It's funny that when it was my own name earlier this season, it didn't seem very personal, but now that there's an active tropical cyclone with my wife's name, it feels a little weird to discuss it by name! At any rate, as with other such storms, "Sandy" in this case is an it, not a she; an atmospheric process, not an organism or living creature. Nonetheless, Elizabeth asked this morning if there had been an Atlantic storm named Sandy, and while I didn't think so, I wasn't completely certain.
Looking through some records confirms that this is the first use of the name, which is 18th on the list of names for this season. In the past, there have thus far been eight seasons with at least 18 storms that would garner a name under the current system. However, the present system of using human names only began back in 1953, so there would be no "Sandy"s before that time, which accounts for two of those eight seasons (1887 and 1933). In 1969, there were enough storms overall, but it turns out that they were only named up through the "M" storm, and then a post-season reanalysis identified an additional four tropical cyclones and one subtropical storm that did not receive names since they weren't detected and tracked in real time. The additional five seasons that have produced "S" storms are this year, 2011 (Sean), 2010 (Shary), 2005 (Stan, the only such storm to be sufficiently destructive of life and property for retirement), and 1995 (Sebastien).
Having tracked that down, the next issue, a difficult one so far, is to work out what the future track of Sandy will be, and how much it may or may not impact the U.S. and North Carolina late this week and over the weekend. As you may have seen on some of our weathercasts, there are two main "camps" among the future path projections. Both of these currently move the storm center to a position a little east of the northern Bahamas by late Friday, but diverge quite a bit from there, with the European model moving northward not real far off the east coast over the weekend, perhaps bringing strong north winds and bands of significant rain to eastern NC, before interacting with a frontal system and hooking westward into the northeastern U.S. early next week. The American GFS model and several other U.S. hurricane tracking models swing Sandy to the northeast in the general direction of Bermuda. On that track, the storm would have very little direct impact on our state.

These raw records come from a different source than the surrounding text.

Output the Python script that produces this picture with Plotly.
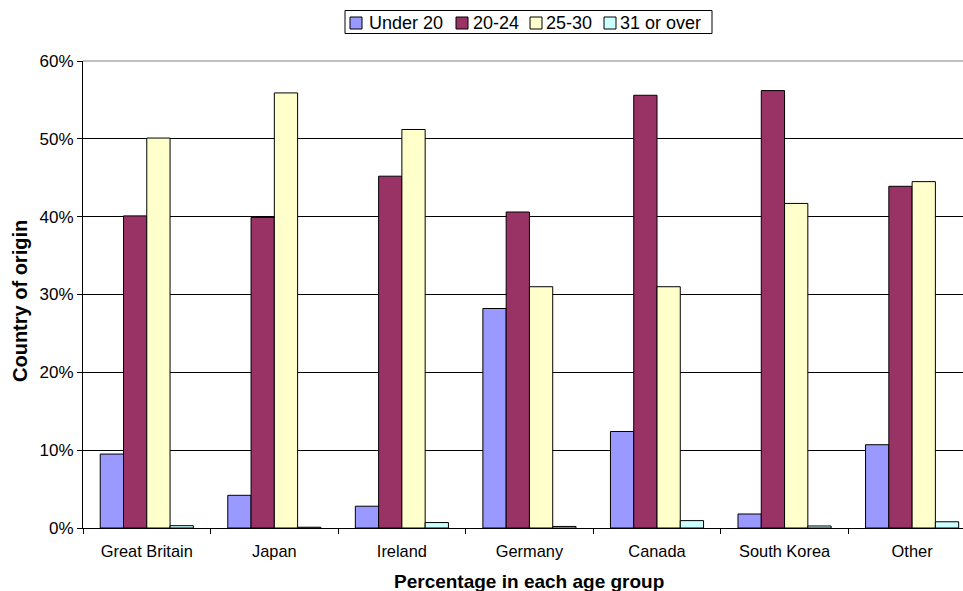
import plotly.graph_objects as go

countries = ["Great Britain", "Japan", "Ireland", "Germany", "Canada", "South Korea", "Other"]
age_groups = ["Under 20", "20-24", "25-30", "31 or over"]

under_20 = [9.5, 4.2, 2.8, 28.2, 12.4, 1.8, 10.7]
age_20_24 = [40.1, 39.9, 45.2, 40.6, 55.6, 56.2, 43.9]
age_25_30 = [50.1, 55.9, 51.2, 31.0, 31.0, 41.7, 44.5]
over_31 = [0.3, 0.1, 0.7, 0.2, 0.95, 0.26, 0.8]

series = [under_20, age_20_24, age_25_30, over_31]
colors = ["#9999FF", "#993366", "#FFFFCC", "#CCFFFF"]

font_family = "Liberation Sans, Arial, sans-serif"

# figure / plot-area geometry in pixels
W, H = 963, 591
PL, PT, PR, PB = 83, 61, 963, 528


def px_x(px):
    return (px - PL) / (PR - PL)


def px_y(py):
    return (PB - py) / (PB - PT)


fig = go.Figure()
for name, vals, col in zip(age_groups, series, colors):
    fig.add_trace(go.Bar(
        name=name,
        x=countries,
        y=[v / 100 for v in vals],
        marker=dict(color=col, line=dict(color="#000000", width=1)),
    ))

# plot-area top border in grey
shapes = [
    dict(type="line", xref="paper", yref="paper", x0=0, x1=1, y0=1, y1=1,
         line=dict(color="#808080", width=1), layer="above"),
]

# legend drawn as a boxed row of swatches and labels above the plot
legend_swatch_left = [350, 456, 530, 604]
legend_text_left = [368, 472, 545, 619]
shapes.append(
    dict(type="rect", xref="paper", yref="paper",
         x0=px_x(345), x1=px_x(712), y0=px_y(33.5), y1=px_y(10.5),
         line=dict(color="#000000", width=1), fillcolor="white", layer="above"))
annotations = []
for name, col, sx, tx in zip(age_groups, colors, legend_swatch_left, legend_text_left):
    shapes.append(dict(type="rect", xref="paper", yref="paper",
                       x0=px_x(sx), x1=px_x(sx + 12), y0=px_y(29), y1=px_y(17),
                       line=dict(color="#000000", width=1), fillcolor=col, layer="above"))
    annotations.append(dict(text=name, xref="paper", yref="paper",
                            x=px_x(tx), y=px_y(22.5), xanchor="left", yanchor="middle",
                            showarrow=False, font=dict(size=18, family=font_family),
                            xshift=-1))

annotations += [
    dict(
        text="<b>Percentage in each age group</b>",
        xref="paper", yref="paper",
        x=px_x(529), y=px_y(581),
        xanchor="center", yanchor="middle",
        showarrow=False,
        font=dict(size=19, family=font_family),
    ),
    dict(
        text="<b>Country of origin</b>",
        xref="paper", yref="paper",
        x=px_x(20), y=px_y(301),
        xanchor="center", yanchor="middle",
        textangle=-90,
        showarrow=False,
        font=dict(size=20, family=font_family),
    ),
]

fig.update_layout(
    width=W,
    height=H,
    margin=dict(l=PL, r=W - PR, t=PT, b=H - PB),
    paper_bgcolor="white",
    plot_bgcolor="white",
    barmode="group",
    bargap=0.27,
    bargroupgap=0,
    font=dict(family=font_family, size=16, color="#000000"),
    showlegend=False,
    shapes=shapes,
    annotations=annotations,
    xaxis=dict(
        type="category",
        range=[-0.5, 6.399],
        tickson="boundaries",
        ticks="outside",
        ticklen=5,
        tickcolor="#000000",
        showline=True,
        linecolor="#000000",
        linewidth=1,
        showgrid=False,
        tickfont=dict(size=16.4),
        ticklabelstandoff=8,
    ),
    yaxis=dict(
        range=[0, 0.6],
        dtick=0.1,
        tickformat=".0%",
        ticks="outside",
        ticklen=5,
        tickcolor="#000000",
        showline=True,
        linecolor="#000000",
        linewidth=1,
        showgrid=True,
        gridcolor="#000000",
        gridwidth=1,
        zeroline=False,
        tickfont=dict(size=17),
    ),
)

fig.write_html("out.html")
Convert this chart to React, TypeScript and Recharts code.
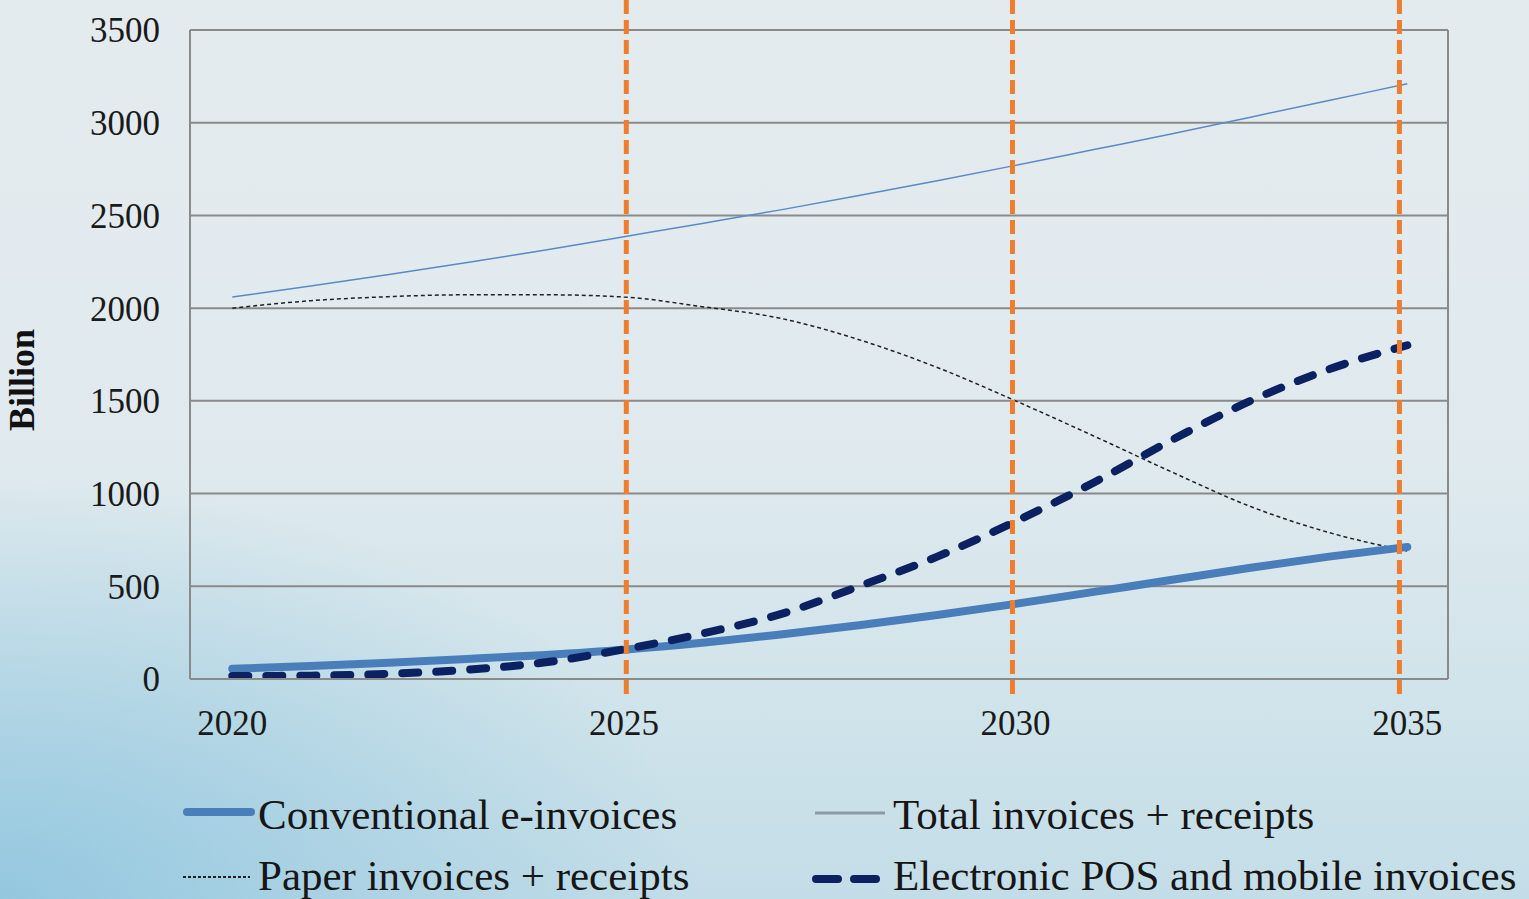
import { LineChart, Line, XAxis, YAxis, CartesianGrid, ReferenceLine } from "recharts";

const years = [2020, 2021, 2022, 2023, 2024, 2025, 2026, 2027, 2028, 2029, 2030, 2031, 2032, 2033, 2034, 2035];
const conventional = [55, 70, 88, 108, 130, 158, 195, 240, 290, 345, 405, 470, 535, 600, 660, 712];
const total = [2060, 2120, 2182, 2246, 2313, 2385, 2457, 2530, 2607, 2687, 2770, 2855, 2940, 3030, 3120, 3210];
const paper = [2000, 2040, 2062, 2072, 2072, 2060, 2008, 1945, 1830, 1680, 1500, 1310, 1115, 930, 790, 690];
const electronic = [16, 18, 28, 50, 90, 160, 245, 350, 500, 660, 850, 1060, 1290, 1500, 1670, 1800];

const xTicks = [2020, 2025, 2030, 2035];
const yTicks = [0, 500, 1000, 1500, 2000, 2500, 3000, 3500];
const markerYears = [2025.03, 2029.96, 2034.9];

const data = years.map((year, i) => ({
  year,
  conventional: conventional[i],
  total: total[i],
  paper: paper[i],
  electronic: electronic[i],
}));

const serif = "'Liberation Serif', 'Times New Roman', serif";
const gridColor = "#8a8a8a";
const orange = "#EE7E2E";

// orange markers reach past the plot frame, so draw the line ourselves
const MarkerLine = (p: any) => {
  const top = Math.min(p.y1, p.y2);
  const bottom = Math.max(p.y1, p.y2);
  return (
    <line
      x1={p.x1}
      x2={p.x2}
      y1={top - 30}
      y2={bottom + 19}
      stroke={orange}
      strokeWidth={5}
      strokeDasharray="14 6"
    />
  );
};

const BillionLabel = () => (
  <text
    x={22}
    y={380}
    transform="rotate(-90 22 380)"
    textAnchor="middle"
    dominantBaseline="central"
    fontFamily={serif}
    fontWeight="bold"
    fontSize={36}
    fill="#111"
  >
    Billion
  </text>
);

function Legend() {
  const text = { fontFamily: serif, fontSize: 43, fill: "#161616" };
  return (
    <svg width={1529} height={139} style={{ position: "absolute", left: 0, top: 760 }}>
      <line x1={187} x2={251} y1={52} y2={52} stroke="#4A7EBB" strokeWidth={8} strokeLinecap="round" />
      <text x={258} y={69} {...text}>Conventional e-invoices</text>
      <line x1={815} x2={885} y1={53} y2={53} stroke="#8d9aa6" strokeWidth={3} />
      <text x={893} y={69} {...text}>Total invoices + receipts</text>
      <line x1={183} x2={250} y1={117} y2={117} stroke="#222" strokeWidth={2} strokeDasharray="3 2" />
      <text x={258} y={130} {...text}>Paper invoices + receipts</text>
      <line x1={816} x2={878} y1={119} y2={119} stroke="#0B2161" strokeWidth={8} strokeLinecap="round" strokeDasharray="22 16" />
      <text x={893} y={130} {...text}>Electronic POS and mobile invoices</text>
    </svg>
  );
}

export default function App() {
  return (
    <div
      style={{
        position: "absolute",
        left: 0,
        top: 0,
        width: 1529,
        height: 899,
        overflow: "hidden",
        background:
          "radial-gradient(ellipse 700px 420px at 0% 100%, rgba(140,196,222,0.85), rgba(140,196,222,0) 100%), linear-gradient(180deg, #e4ebef 0%, #e0eaee 50%, #cfe3ea 80%, #c3dde8 100%)",
      }}
    >
      <LineChart width={1529} height={760} data={data} margin={{ top: 30, right: 81, bottom: 0, left: 0 }}>
        <CartesianGrid
          stroke={gridColor}
          strokeWidth={2}
          verticalCoordinatesGenerator={({ offset }: any) => [offset.left, offset.left + offset.width]}
        />
        <XAxis
          dataKey="year"
          type="number"
          domain={[2019.46, 2035.52]}
          ticks={xTicks}
          allowDataOverflow
          height={81}
          tickLine={false}
          tickSize={0}
          tickMargin={31}
          axisLine={{ stroke: gridColor, strokeWidth: 2 }}
          tick={{ fontFamily: serif, fontSize: 35, fill: "#1a1a1a" }}
        />
        <YAxis
          domain={[0, 3500]}
          ticks={yTicks}
          width={190}
          tickLine={false}
          tickSize={0}
          tickMargin={30}
          axisLine={{ stroke: gridColor, strokeWidth: 2 }}
          tick={{ fontFamily: serif, fontSize: 35, fill: "#1a1a1a" }}
          label={{ content: BillionLabel }}
        />
        <Line type="monotone" dataKey="total" stroke="#5a8ac6" strokeWidth={1.5} dot={false} isAnimationActive={false} />
        <Line type="monotone" dataKey="paper" stroke="#222" strokeWidth={1.5} strokeDasharray="4 3" dot={false} isAnimationActive={false} />
        <Line type="monotone" dataKey="conventional" stroke="#4A7EBB" strokeWidth={8} strokeLinecap="round" dot={false} isAnimationActive={false} />
        <Line type="monotone" dataKey="electronic" stroke="#0B2161" strokeWidth={8} strokeLinecap="round" strokeDasharray="16 18" dot={false} isAnimationActive={false} />
        {markerYears.map((x) => (
          <ReferenceLine key={x} x={x} ifOverflow="visible" shape={MarkerLine} />
        ))}
      </LineChart>
      <Legend />
    </div>
  );
}
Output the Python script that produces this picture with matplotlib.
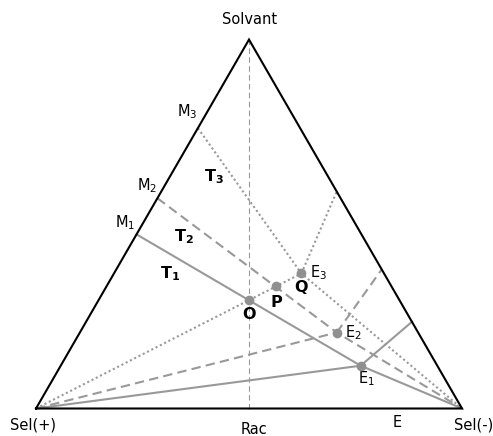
import numpy as np
import matplotlib
matplotlib.use("Agg")
import matplotlib.pyplot as plt

# Compositions as (Sel(+), Sel(-), Solvant) fractions
vertices = {"Sel(+)": (1, 0, 0), "Sel(-)": (0, 1, 0), "Solvant": (0, 0, 1)}
rac = (0.5, 0.5, 0.0)
e_base = (0.153, 0.847, 0.0)

m_points = [(0.528, 0.0, 0.472), (0.430, 0.0, 0.570), (0.240, 0.0, 0.760)]
e_points = [(0.180, 0.704, 0.116), (0.191, 0.603, 0.206), (0.194, 0.440, 0.366)]
r_points = [(0.0, 0.765, 0.235), (0.0, 0.623, 0.377), (0.0, 0.412, 0.588)]
o_point = (0.353, 0.353, 0.294)
p_point = (0.270, 0.398, 0.332)
q_point = e_points[2]

m_labels = ["M$_1$", "M$_2$", "M$_3$"]
e_labels = ["E$_1$", "E$_2$", "E$_3$"]
t_labels = [r"$\mathbf{T_1}$", r"$\mathbf{T_2}$", r"$\mathbf{T_3}$"]

S3 = np.sqrt(3) / 2
SIDE = 426.0  # px


def cart(p):
    a, b, c = p
    return b + c / 2.0, c * S3


def px(dx, dy):
    return dx / SIDE, dy / SIDE


fig = plt.figure(figsize=(4.93, 4.36), dpi=100)
ax = fig.add_axes([0, 0, 1, 1])
ax.set_xlim(-36 / SIDE, (493 - 36) / SIDE)
ax.set_ylim((408.5 - 436) / SIDE, 408.5 / SIDE)
ax.axis("off")

gray = "#999999"
lw = 1.5
styles = [dict(linestyle="-"),
          dict(linestyle=(0, (4.5, 2.5))),
          dict(linestyle=(0, (1.0, 1.3)))]

# vertical Rac - Solvant line
xr, yr = cart(rac)
xs, ys = cart(vertices["Solvant"])
ax.plot([xr, xs], [yr, ys], color=gray, lw=0.8, linestyle=(0, (5, 3)), zorder=1)

sp = cart(vertices["Sel(+)"])
sm = cart(vertices["Sel(-)"])
for i in range(3):
    m = cart(m_points[i]); e = cart(e_points[i]); r = cart(r_points[i])
    st = styles[i]
    ax.plot([m[0], e[0], sm[0]], [m[1], e[1], sm[1]], color=gray, lw=lw, zorder=2, **st)
    ax.plot([sp[0], e[0]], [sp[1], e[1]], color=gray, lw=lw, zorder=2, **st)
    ax.plot([e[0], r[0]], [e[1], r[1]], color=gray, lw=lw, zorder=2, **st)

# triangle
tri = [cart(vertices[k]) for k in ["Sel(+)", "Sel(-)", "Solvant", "Sel(+)"]]
ax.plot([t[0] for t in tri], [t[1] for t in tri], color="black", lw=1.5,
        solid_joinstyle="miter", zorder=3)

# points
pts = [o_point, p_point] + e_points
ax.plot([cart(p)[0] for p in pts], [cart(p)[1] for p in pts], "o",
        color="#909090", ms=7, mec="none", zorder=4)

fs = 10.5


def lab(point, text, dx, dy, ha="center", va="center", size=fs, **kw):
    x, y = cart(point)
    ox, oy = px(dx, dy)
    ax.text(x + ox, y + oy, text, ha=ha, va=va, fontsize=size, **kw)


lab(vertices["Solvant"], "Solvant", 1, 20)
lab(vertices["Sel(+)"], "Sel(+)", -3, -16)
lab(vertices["Sel(-)"], "Sel(-)", 12, -16)
lab(rac, "Rac", 5, -21)
lab(e_base, "E", 0, -14)

m_off = [(-21.7, 7.3), (-20.7, 8.3), (-20.4, 11.6)]
for i in range(3):
    lab(m_points[i], m_labels[i], m_off[i][0], m_off[i][1], ha="left", va="baseline")

e_off = [(-2.7, -17.6), (8.3, -4.4), (8.7, -4.0)]
for i in range(3):
    lab(e_points[i], e_labels[i], e_off[i][0], e_off[i][1], ha="left", va="baseline")

lab(o_point, "O", 0, -14, size=11.5, fontweight="bold")
lab(p_point, "P", 0, -16, size=11.5, fontweight="bold")
lab(q_point, "Q", 0, -14, size=11.5, fontweight="bold")

# region labels (positions in px relative to triangle origin)
t_pos = [(170, 274), (184, 237), (214, 177)]
for (tx, ty), t in zip(t_pos, t_labels):
    ax.text((tx - 36) / SIDE, (408.5 - ty) / SIDE, t, ha="center", va="center", fontsize=11.5)

fig.savefig("out.png", dpi=100)
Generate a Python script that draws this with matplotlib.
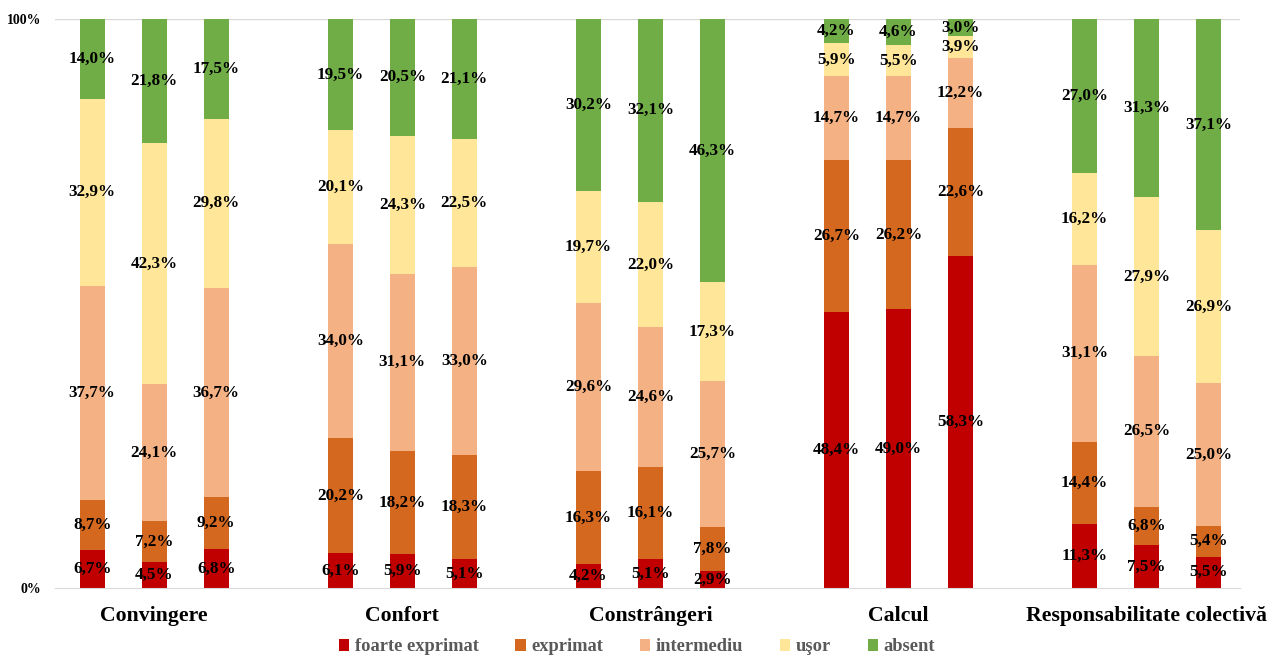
import numpy as np
import matplotlib.pyplot as plt
from matplotlib.patches import Patch

plt.rcParams['font.family'] = ['Liberation Serif', 'DejaVu Serif']
plt.rcParams['font.weight'] = 'bold'

groups = ['Convingere', 'Confort', 'Constrângeri', 'Calcul', 'Responsabilitate colectivă']
levels = ['foarte exprimat', 'exprimat', 'intermediu', 'uşor', 'absent']
colors = ['#C00000', '#D5681F', '#F4B183', '#FFE699', '#70AD47']

# pentru fiecare grup: 3 bare, fiecare cu nivelurile de jos în sus
convingere = [[6.7, 8.7, 37.7, 32.9, 14.0],
              [4.5, 7.2, 24.1, 42.3, 21.8],
              [6.8, 9.2, 36.7, 29.8, 17.5]]
confort = [[6.1, 20.2, 34.0, 20.1, 19.5],
           [5.9, 18.2, 31.1, 24.3, 20.5],
           [5.1, 18.3, 33.0, 22.5, 21.1]]
constrangeri = [[4.2, 16.3, 29.6, 19.7, 30.2],
                [5.1, 16.1, 24.6, 22.0, 32.1],
                [2.9, 7.8, 25.7, 17.3, 46.3]]
calcul = [[48.4, 26.7, 14.7, 5.9, 4.2],
          [49.0, 26.2, 14.7, 5.5, 4.6],
          [58.3, 22.6, 12.2, 3.9, 3.0]]
responsabilitate = [[11.3, 14.4, 31.1, 16.2, 27.0],
                    [7.5, 6.8, 26.5, 27.9, 31.3],
                    [5.5, 5.4, 25.0, 26.9, 37.1]]

data = [convingere, confort, constrangeri, calcul, responsabilitate]

fig = plt.figure(figsize=(12.74, 6.64), dpi=100)
ax = fig.add_axes([0.0432, 0.1145, 0.9298, 0.857])

width = 0.41
for g, grp in enumerate(data):
    for i, vals in enumerate(grp):
        x = g * 4 + (i - 1)
        vals = np.array(vals)
        share = vals / vals.sum()
        bottom = 0.0
        for k, (v, s) in enumerate(zip(vals, share)):
            ax.bar(x, s, width, bottom=bottom, color=colors[k], edgecolor='none')
            ax.text(x, bottom + s / 2, f'{v:.1f}%'.replace('.', ','),
                    ha='center', va='center', fontsize=12.3, fontweight='bold')
            bottom += s

ax.set_xlim(-1.6, 17.5)
ax.set_ylim(0, 1)
ax.set_yticks([0, 1])
ax.set_yticklabels(['0%', '100%'], fontsize=10, fontweight='bold')
ax.set_xticks([g * 4 for g in range(len(groups))])
ax.set_xticklabels(groups, fontsize=15.7, fontweight='bold')
ax.tick_params(axis='both', length=0)
ax.tick_params(axis='x', pad=13)
ax.tick_params(axis='y', pad=10)
for s in ['left', 'right', 'top']:
    ax.spines[s].set_visible(False)
ax.spines['bottom'].set_color('#D9D9D9')
ax.axhline(1, color='#D9D9D9', lw=1, zorder=0)

handles = [Patch(facecolor=c, label=l) for c, l in zip(colors, levels)]
leg = fig.legend(handles=handles, loc='lower center', bbox_to_anchor=(0.5, -0.012),
                 ncol=5, frameon=False, fontsize=13.3, handlelength=0.55, handleheight=0.6,
                 handletextpad=0.3, columnspacing=2.0)
for t in leg.get_texts():
    t.set_color('#595959')
    t.set_fontweight('bold')

fig.savefig('out.png', dpi=100)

It's likely the models will agree more as the system drifts north of Jamaica and Haiti and into a more dynamic environment later this week, and it will be interesting to see whether the eventual track follows one of the two current camps, a blend of the two or something entirely different. We'll also be watching for a possible transition of the storm as it moves north of the Bahamas, from fully tropical to subtropical (a blend of tropical and extratropical characteristics) and perhaps eventually to a post-tropical structure more typical of a cool-season nor'easter.